Nut milks are great for anyone trying to reduce or eliminate dairy products from their diet. You can find packaged nut milk in almost every grocery store these days and homemade takes just a few easy steps. I would say nut milks have definitely arrived.
While store bought nut milk can be convenient and are certainly a bold step away from dairy, there’s simply nothing like fresh homemade nut milk. It’s healthier and better tasting, and you don’t end up with all sorts of unwanted fillers and flavoring; just pure nutty goodness. I’ve tried just about every nut for nut milk and they’ve all gotten a giant hug from me. Almond Sylk, Brazilian Banana Nut Milk.
Cashew milk is one of the easiest nut milks to make. Because they have no skins, no straining is involved. You just soak then blend to silky perfection and your milk is ready to use. The first time I made cashew milk, I couldn’t believe how rich and delicious it was.
Cashews are naturally sweet and lower in fat than some other nuts. That’s because technically they are seeds that grow on the end of the cashew apple. Cashews contain a lot of important nutrients. In fact, they are nutrient dense (more than 80 nutrients) with a variety of fats, proteins, vitamins and minerals, especially copper, magnesium, zinc, vitamin C, oleic acid (the same fat found in olive oil), and omega-6 fatty acid. Cashews are also high in fiber which helps slow down the absorption of sugar and stabilize blood sugar levels. A stellar nut that deserves a lot of use.
This recipe is for milk, half and half, pourable cream, and whipped cream topping. You can make any of these using the same two ingredients; cashews and water. The difference between them is simply the amount of water you use. All four versions are delicious on their own and can be used in any number of sweet or savory dishes including frosting, pudding, ice cream, soup, salad dressing, pie, cake, sauce, and even quiche. I’ve used them in countless dishes and have been thrilled with the results every time.
I hope you enjoy it.
This recipe is raw and gluten/dairy-free.

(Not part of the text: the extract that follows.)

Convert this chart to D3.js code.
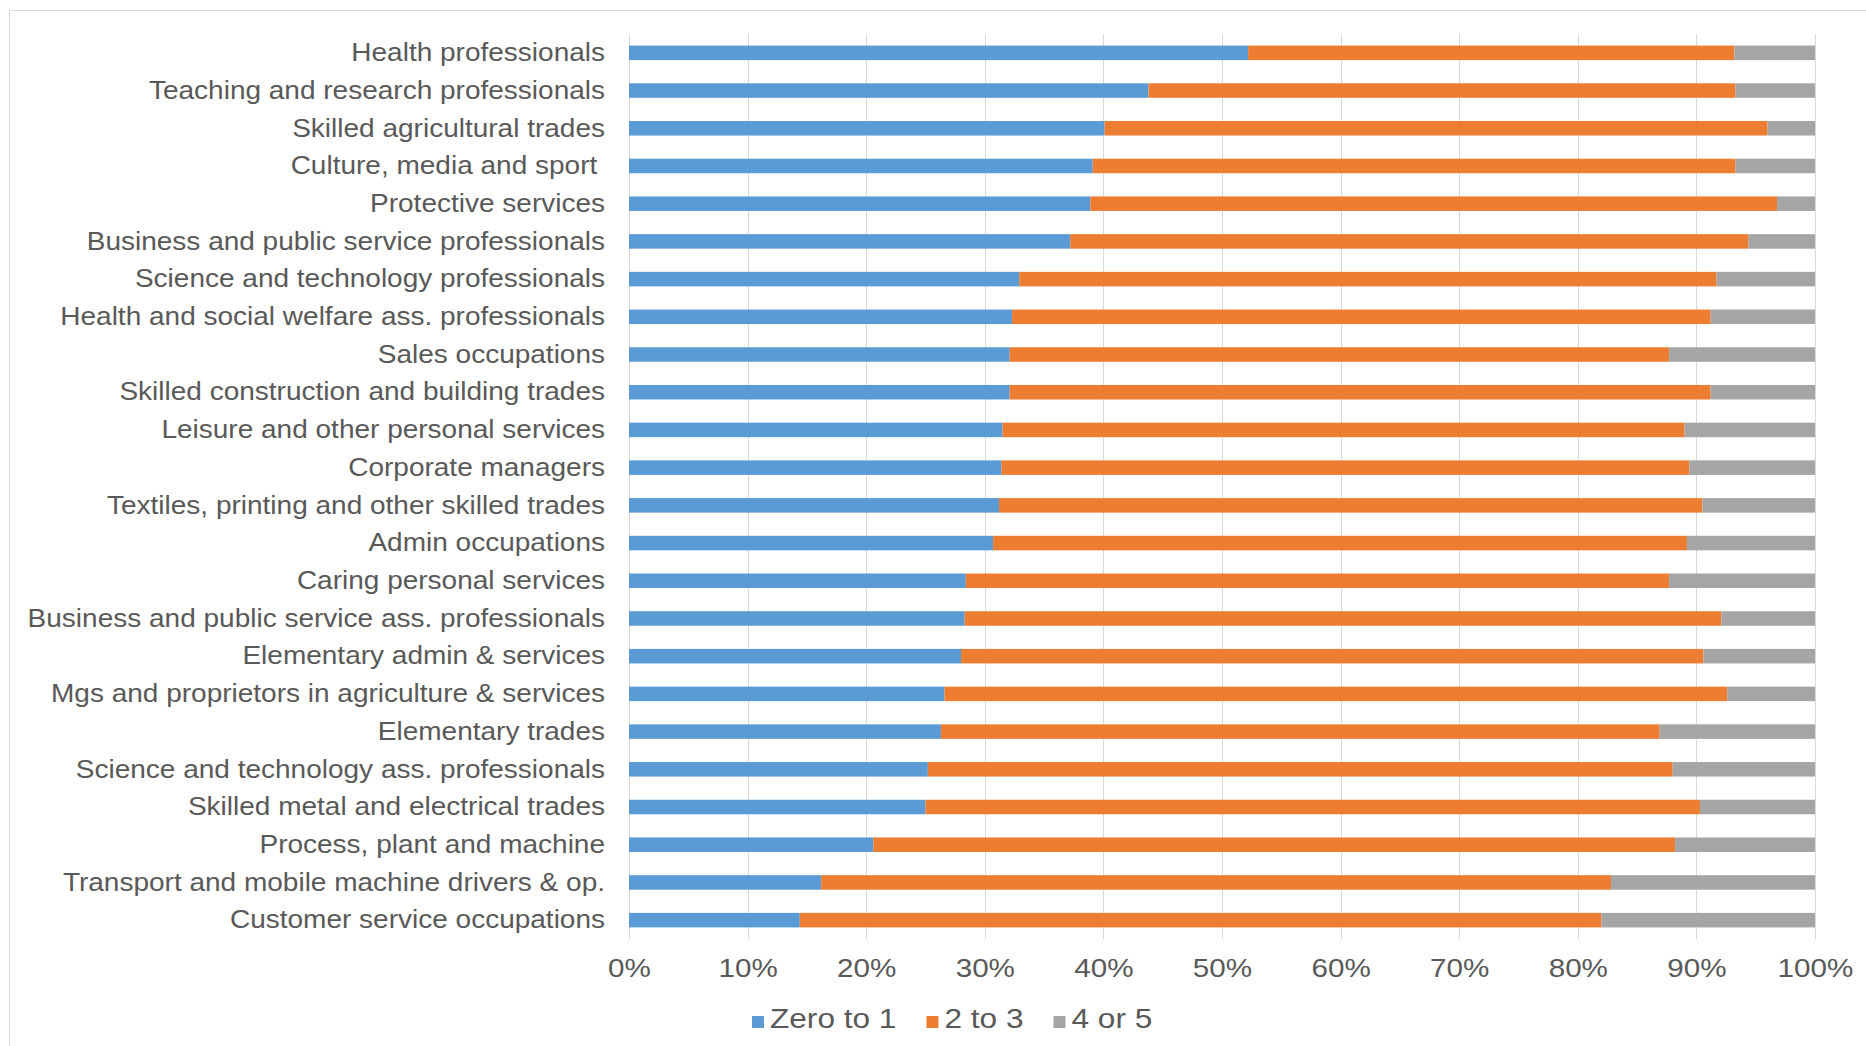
<!DOCTYPE html>
<html>
<head>
<meta charset="utf-8">
<script src="https://cdn.jsdelivr.net/npm/d3@7"></script>
<style>
  html, body { margin: 0; padding: 0; background: #fff; }
  svg { display: block; }
  text { font-family: "Liberation Sans", Arial, sans-serif; fill: #595959; }
</style>
</head>
<body>
<svg id="chart" width="1866" height="1046"></svg>
<script>
// Occupational groups, top to bottom
const categories = [
  "Health professionals",
  "Teaching and research professionals",
  "Skilled agricultural trades",
  "Culture, media and sport ",
  "Protective services",
  "Business and public service professionals",
  "Science and technology professionals",
  "Health and social welfare ass. professionals",
  "Sales occupations",
  "Skilled construction and building trades",
  "Leisure and other personal services",
  "Corporate managers",
  "Textiles, printing and other skilled trades",
  "Admin occupations",
  "Caring personal services",
  "Business and public service ass. professionals",
  "Elementary admin & services",
  "Mgs and proprietors in agriculture & services",
  "Elementary trades",
  "Science and technology ass. professionals",
  "Skilled metal and electrical trades",
  "Process, plant and machine",
  "Transport and mobile machine drivers & op.",
  "Customer service occupations"
];

// Share of workers in each band (percent)
const zeroToOne  = [52.2, 43.8, 40.1, 39.1, 38.9, 37.2, 32.9, 32.3, 32.1, 32.1, 31.5, 31.4,
                    31.2, 30.7, 28.4, 28.3, 28.0, 26.6, 26.3, 25.2, 25.0, 20.6, 16.2, 14.4];
const twoToThree = [41.0, 49.5, 55.9, 54.2, 57.9, 57.2, 58.8, 58.9, 55.6, 59.1, 57.5, 58.0,
                    59.3, 58.5, 59.3, 63.8, 62.6, 66.0, 60.6, 62.8, 65.3, 67.6, 66.6, 67.6];
const fourOrFive = [ 6.8,  6.7,  4.0,  6.7,  3.2,  5.6,  8.3,  8.8, 12.3,  8.8, 11.0, 10.6,
                     9.5, 10.8, 12.3,  7.9,  9.4,  7.4, 13.1, 12.0,  9.7, 11.8, 17.2, 18.0];

const seriesNames = ["Zero to 1", "2 to 3", "4 or 5"];
const seriesColors = ["#5B9BD5", "#ED7D31", "#A5A5A5"];
const xTickValues = [0, 10, 20, 30, 40, 50, 60, 70, 80, 90, 100];

const rows = categories.map((c, i) => ({
  category: c,
  "Zero to 1": zeroToOne[i],
  "2 to 3": twoToThree[i],
  "4 or 5": fourOrFive[i]
}));

const svg = d3.select("#chart");

// widen glyphs horizontally to the chart's text proportions
function stretch(sel, k) {
  sel.each(function () {
    const w = this.getComputedTextLength();
    this.setAttribute("textLength", w * k);
    this.setAttribute("lengthAdjust", "spacingAndGlyphs");
  });
}

// chart frame
svg.append("rect")
  .attr("x", 9.5).attr("y", 10.5)
  .attr("width", 1900).attr("height", 1100)
  .attr("fill", "none").attr("stroke", "#D9D9D9").attr("stroke-width", 1);

const plot = { left: 629, right: 1815, top: 34, bottom: 939 };

const x = d3.scaleLinear().domain([0, 100]).range([plot.left, plot.right]);
const y = d3.scaleBand()
  .domain(categories)
  .range([plot.top, plot.bottom])
  .paddingInner(0.615)
  .paddingOuter(0.3075);

// vertical gridlines
svg.append("g")
  .selectAll("line")
  .data(xTickValues)
  .join("line")
  .attr("x1", d => Math.round(x(d)) + 0.5)
  .attr("x2", d => Math.round(x(d)) + 0.5)
  .attr("y1", plot.top)
  .attr("y2", plot.bottom)
  .attr("stroke", "#D9D9D9")
  .attr("stroke-width", 1);

// stacked bars
const stacked = d3.stack().keys(seriesNames)(rows);
const color = d3.scaleOrdinal().domain(seriesNames).range(seriesColors);

svg.append("g")
  .selectAll("g")
  .data(stacked)
  .join("g")
  .attr("fill", d => color(d.key))
  .selectAll("rect")
  .data(d => d)
  .join("rect")
  .attr("x", d => x(d[0]))
  .attr("y", d => y(d.data.category))
  .attr("width", d => x(d[1]) - x(d[0]))
  .attr("height", y.bandwidth());

// category axis
const yAxis = svg.append("g")
  .attr("transform", `translate(${plot.left},0)`)
  .call(d3.axisLeft(y).tickSize(0).tickPadding(24));
yAxis.select(".domain").remove();
yAxis.selectAll("text")
  .attr("font-size", 25)
  .style("font-family", '"Liberation Sans", Arial, sans-serif')
  .style("fill", "#595959")
  .style("white-space", "pre")
  .attr("dy", "0.33em");
stretch(yAxis.selectAll("text"), 1.12);

// percentage axis
const xAxis = svg.append("g")
  .attr("transform", `translate(0,${plot.bottom})`)
  .call(d3.axisBottom(x).tickValues(xTickValues).tickFormat(d => d + "%").tickSize(0));
xAxis.select(".domain").remove();
xAxis.selectAll("text")
  .attr("font-size", 26)
  .style("font-family", '"Liberation Sans", Arial, sans-serif')
  .style("fill", "#595959")
  .attr("y", 38)
  .attr("dy", 0);
stretch(xAxis.selectAll("text"), 1.14);

// legend
const legend = svg.append("g").attr("transform", "translate(752,1028)");
let lx = 0;
seriesNames.forEach((name, i) => {
  const item = legend.append("g").attr("transform", `translate(${lx},0)`);
  item.append("rect")
    .attr("x", 0).attr("y", -12)
    .attr("width", 12).attr("height", 12)
    .attr("fill", seriesColors[i]);
  const t = item.append("text")
    .attr("x", 18).attr("y", 0)
    .attr("font-size", 27)
    .text(name);
  stretch(t, 1.17);
  lx += 18 + (+t.attr("textLength")) + 30;
});
</script>
</body>
</html>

Sweet Cashew Milk and Cream
This recipe is really four recipes in one. It produces full-bodied milk, half and half, pourable cream, and whipped cream depending on how much water you add.
It’s important that you soak the cashews beforehand for at least 2 hours. Soaking removes dust and debris from the nuts, increases enzyme activity (making them more digestible), releases nutrients, and removes physic acid which inhibits mineral absorption. Soaking also helps the cashews blend to a silky smooth consistency. If soaking longer than 8 hours, you may want to refrigerate to preserve freshness. If soaking longer than 24 hours, you will need to rinse and replenish the water.
You can add sweetener, and vanilla and/or other flavorings once blended, however keep in mind that unsweetened cashew milk works better in savory recipes.
- 2 cups cashews, soaked 2 – 8 hours then drained
- Amount of water designated below
Pourable Cream – add 1 1/4 cups of water. Produces about 2 cups thick pourable cream.
Half & Half – add 2 cups of water. Produces about 2 cups thick cashew milk similar to dairy half and half.
Milk – add 4 cups water. Produces about 4 cups full-bodied milk.
- Add cashews and amount of water using to a blender.
- Blend until very smooth, scraping down the sides periodically during blending with a spatula. This will take a minute or two if making the whipped cream. If you have trouble blending, add a bit more water but try to keep it to the suggested amount.
- Use immediately or store refrigerated up to 3 days.